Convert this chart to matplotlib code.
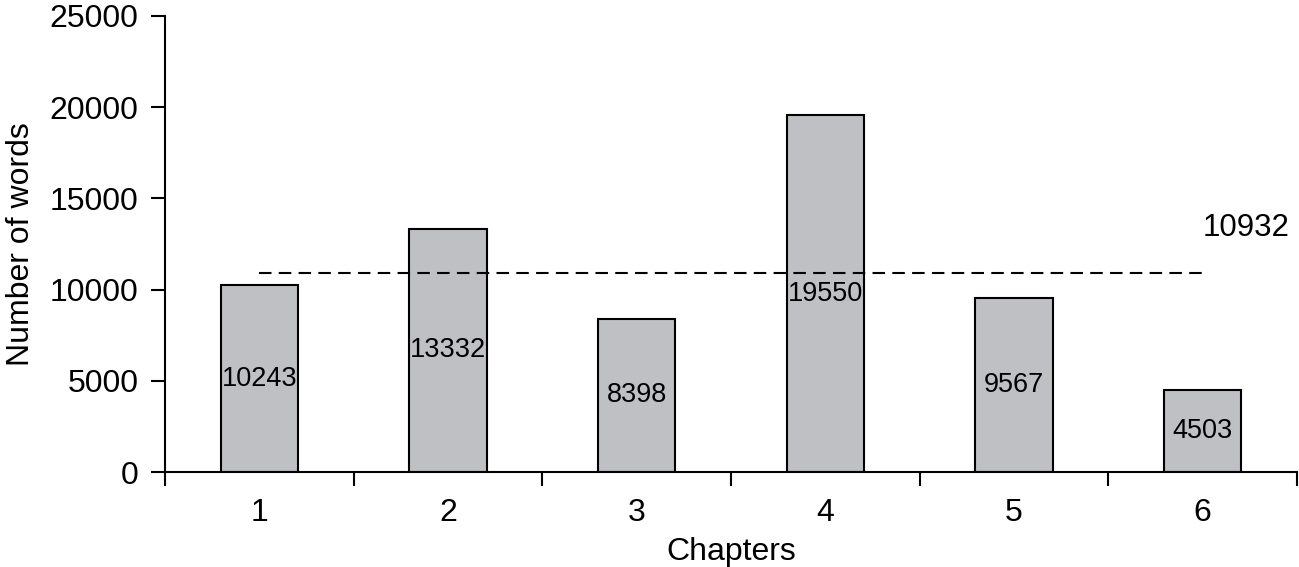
import numpy as np
import matplotlib.pyplot as plt
from matplotlib.ticker import FixedLocator

plt.rcParams['font.family'] = ['Liberation Sans', 'DejaVu Sans']

# chapter word counts
chapters = ['1', '2', '3', '4', '5', '6']
words = [10243, 13332, 8398, 19550, 9567, 4503]
average = 10932

fig = plt.figure(figsize=(12.99, 5.67), dpi=100)
ax = fig.add_axes([0.127, 0.1675, 0.8715, 0.8043])

x = np.arange(len(chapters))
bars = ax.bar(x, words, width=0.41, color='#bfc0c4', edgecolor='black', linewidth=1.5)
ax.bar_label(bars, labels=[str(w) for w in words], label_type='center', fontsize=19.5)

# average line from first to last bar centre
ax.plot([x[0], x[-1]], [average, average], color='black', linestyle=(0, (6, 3.5)), linewidth=1.5)
ax.text(x[-1], average + 2450, str(average), ha='left', va='center', fontsize=22.5)

ax.set_xlim(-0.5, len(chapters) - 0.5)
ax.set_ylim(0, 25000)
ax.set_yticks(range(0, 25001, 5000))
ax.set_xticks(x)
ax.set_xticklabels(chapters)
ax.xaxis.set_minor_locator(FixedLocator(np.arange(-0.5, len(chapters), 1.0)))
ax.tick_params(axis='x', which='major', length=0, pad=19, labelsize=23)
ax.tick_params(axis='x', which='minor', length=10, width=1.5, direction='out')
ax.tick_params(axis='y', length=10, width=1.5, direction='out', pad=9, labelsize=23)

for s in ['top', 'right']:
    ax.spines[s].set_visible(False)
for s in ['left', 'bottom']:
    ax.spines[s].set_linewidth(1.5)

ax.set_xlabel('Chapters', fontsize=23, labelpad=6)
ax.set_ylabel('Number of words', fontsize=23, labelpad=10)

fig.savefig('out.png', dpi=100)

========================================================================

GIVEN EXERCISE> Where a line holds the string "matplotlib", copy that line.

RESPONSE BELOW>
Convert this chart to matplotlib code.
import matplotlib.pyplot as plt
from matplotlib.ticker import FixedLocator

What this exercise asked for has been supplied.